INOCENTE, ATÉ A ÚLTIMA INSTÂNCIA
JANUÁRIO, Sérgio S.
Mestre em Sociologia Política
Num cenário de perseguição política, autoritarismo de Estado e ausência de liberdade de imprensa se justificaria proteger os mandatos de parlamentares e dos gestores executivos do Estado, como nos períodos ditatoriais. Ao alcançarmos condições políticas de imprensa livre, liberdade de expressão política, poder judiciário com condições de proteger os cidadãos, os mandatos eletivos protegidos viram privilégios.
No nosso caso, a proteção ao mandato se converteu em distorções antidemocráticas e não-republicanas. Não raro os períodos eleitorais abordam o detentor do voto como “rei”, como aquele a quem se deve programas e planos de futuro, esperanças e convencimentos. Tudo é endereçado ao seu bem-estar, ao mundo ideal, ao campo de lutas que serão vencidas por ele, sendo seu esforço somente o votar no candidato ideal.
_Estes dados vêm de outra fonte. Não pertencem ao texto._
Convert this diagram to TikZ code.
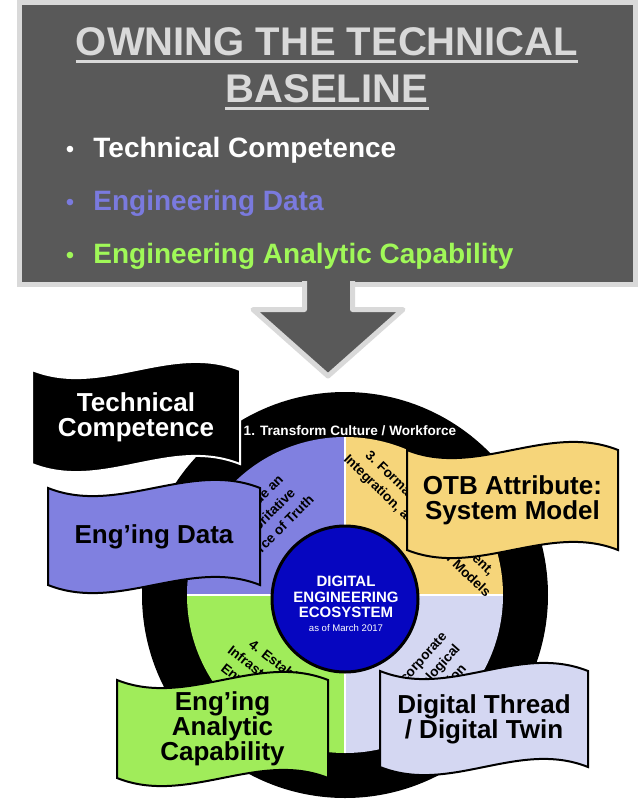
\documentclass[tikz,border=0pt]{standalone}
\usepackage{fontspec}
\setmainfont{Liberation Sans}
\usepackage{tikz}
\usepackage{xcolor}
\usetikzlibrary{calc}

\definecolor{boxgray}{RGB}{89,89,89}
\definecolor{rimgray}{RGB}{217,217,217}
\definecolor{listblue}{RGB}{122,122,222}
\definecolor{listgreen}{RGB}{160,248,88}
\definecolor{datablue}{RGB}{128,128,224}
\definecolor{modelyellow}{RGB}{246,213,122}
\definecolor{analyticgreen}{RGB}{160,236,90}
\definecolor{threadlilac}{RGB}{212,215,242}
\definecolor{ecoblue}{RGB}{6,6,192}

\begin{document}
\begin{tikzpicture}[x=0.5pt,y=-0.5pt,
  headline/.style={rimgray, anchor=base, inner sep=0, font=\bfseries\fontsize{20}{24}\selectfont},
  goal/.style={font=\bfseries\fontsize{6.8}{9}\selectfont, align=center, inner sep=0},
  flagtext/.style={font=\bfseries\fontsize{13}{12.5}\selectfont, align=center}]

\useasboundingbox (0,0) rectangle (638,800);

% grey box
\draw [rimgray, fill=boxgray, line width=2.5pt] (19,2.5) rectangle (635,284.5);
\node (head1) at (327,55) [headline] {OWNING THE TECHNICAL};
\node (head2) at (327,102) [headline] {BASELINE};
\foreach \h in {head1,head2}
{ \draw [rimgray, line width=1.5pt] ([yshift=-3pt]\h.base west) -- ([yshift=-3pt]\h.base east);
}
\foreach \txt/\col/\y in {Technical Competence/white/157,Engineering Data/listblue/210,Engineering Analytic Capability/listgreen/263}
{ \node (dot\y) at (70,\y) [anchor=base, text=\col, font=\fontsize{12}{14}\selectfont] {\textbullet};
  \node (item\y) at (93,\y) [anchor=base west, inner sep=0, text=\col, font=\bfseries\fontsize{14}{16}\selectfont] {\txt};
}

% arrow
\draw [rimgray, fill=boxgray, line width=2.5pt, line join=round] (304.5,281) -- (304.5,309.5) -- (253,309.5) -- (328,376) -- (403,309.5) -- (352.5,309.5) -- (352.5,281);

% ring
\fill (345,595) circle [radius=203];
\foreach \a/\col in {180/datablue,270/modelyellow,0/threadlilac,90/analyticgreen}
{ \fill [\col] (345,595) -- ++(\a:158) arc [start angle=\a, delta angle=90, radius=158] -- cycle;
}
\draw [white, line width=1pt] (345,437) -- (345,753) (187,595) -- (503,595);

\node (goal1) at (350,431) [goal, text=white] {1. Transform Culture / Workforce};
\node (goal2) at (263,520) [goal, rotate=45] {2. Provide an\\Authoritative\\Source of Truth};
\node (goal3) at (423,520) [goal, rotate=-44] {3. Formalize Development,\\Integration, and Use of Models};
\node (goal4) at (270,680) [goal, rotate=-38] {4. Establish\\Infrastructure \&\\Environments};
\node (goal5) at (427,680) [goal, rotate=48] {5. Incorporate\\Technological\\Innovation};

% hub
\draw [fill=ecoblue, line width=1.5pt] (345,599) circle [radius=73];
\node (hub) at (346,597) [align=center, white, font=\bfseries\fontsize{7.5}{7.8}\selectfont] {DIGITAL\\ENGINEERING\\ECOSYSTEM};
\node (hubdate) at (346,628) [white, font=\fontsize{4.8}{6}\selectfont] {as of March 2017};

% flags
\foreach \n/\xa/\xb/\ya/\yb/\col/\ink/\txt in {tech/32/240/370/464/black/white/{Technical\\Competence},
  data/48/260/488/585/datablue/black/{Eng’ing Data},
  model/407/618/450/550/modelyellow/black/{OTB Attribute:\\System Model},
  analytic/117/328/680/778/analyticgreen/black/{Eng’ing\\Analytic\\Capability},
  thread/380/588/671/767/threadlilac/black/{Digital Thread\\/ Digital Twin}}
{ \draw [fill=\col, draw=\ink, line width=1pt] (\xa,\ya) .. controls +(70,28) and +(-70,-28) .. (\xb,\ya) -- (\xb,\yb) .. controls +(-70,-28) and +(70,28) .. (\xa,\yb) -- cycle;
  \node (\n) at ($(\xa,\ya)!0.5!(\xb,\yb)$) [flagtext, text=\ink] {\txt};
}
\end{tikzpicture}
\end{document}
Após as eleições e registrados os vencedores, o eleitor tem sua soberania substituída pelo “desprezo” de caráter político, pelo qual o eleito reivindica o fato de ser “representante” porque vencedor da batalha eleitoral e não porque deva levar em conta os interesses das pessoas. Ainda que esses interesses sejam opostos aos seus. Na verdade, não poderia existir “seu interesse” diante dos interesses coletivos. Dono do mandato, e não representante da população; representante de si mesmo, e não das pessoas. Deste ponto a romaria aos gabinetes de políticos para pedidos pessoais se multiplicam e se transformam no efeito mais ruidoso do antidemocrático e do não-republicano.
Agora estamos (estão) a decidir sobre o Foro Privilegiado. Uma condição que coloca uma “multidão” de políticos sob a prerrogativa exclusiva da Suprema Corte que passou a “funcionar” para instalar o Estado de Direito (como caminho para ser democrático).
Dois fatos são importantes aqui. O primeiro deles nos remete ao fato de que se houver condenação em segunda instância há grande probabilidade de ser decretada a prisão do réu. Essa é a importância principal para que somente em casos muito especiais que atinjam a estabilidade política da República e do Estado fique reservado o Foro Privilegiado. Portanto, Foro Privilegiado e Condenação com prisão em segunda instância é a combinação necessária para a crença em um Estado de Direito e em uma república que ainda está por nascer.
O segundo fato importante é que não se possa mais imaginar que alguém, após condenações consecutivas possa se integrar ao princípio de que seja inocente até que se percorram todas as instâncias jurídicas ou até que os crimes praticados se transformem em pó (a tal da prescrição).
Caso contrário, com ou sem Foro Privilegiado, nada mudará se a presunção de inocência serve como impunidade aos criminosos, desrespeito à população, desencanto do cidadão e severa antidemocracia. Continuaríamos com uma sociedade segmentada por privilegiados (muito ou pouco privilegiado, não importa). E do outro lado, todos os outros que pagam os privilégios. Adivinhe quem são?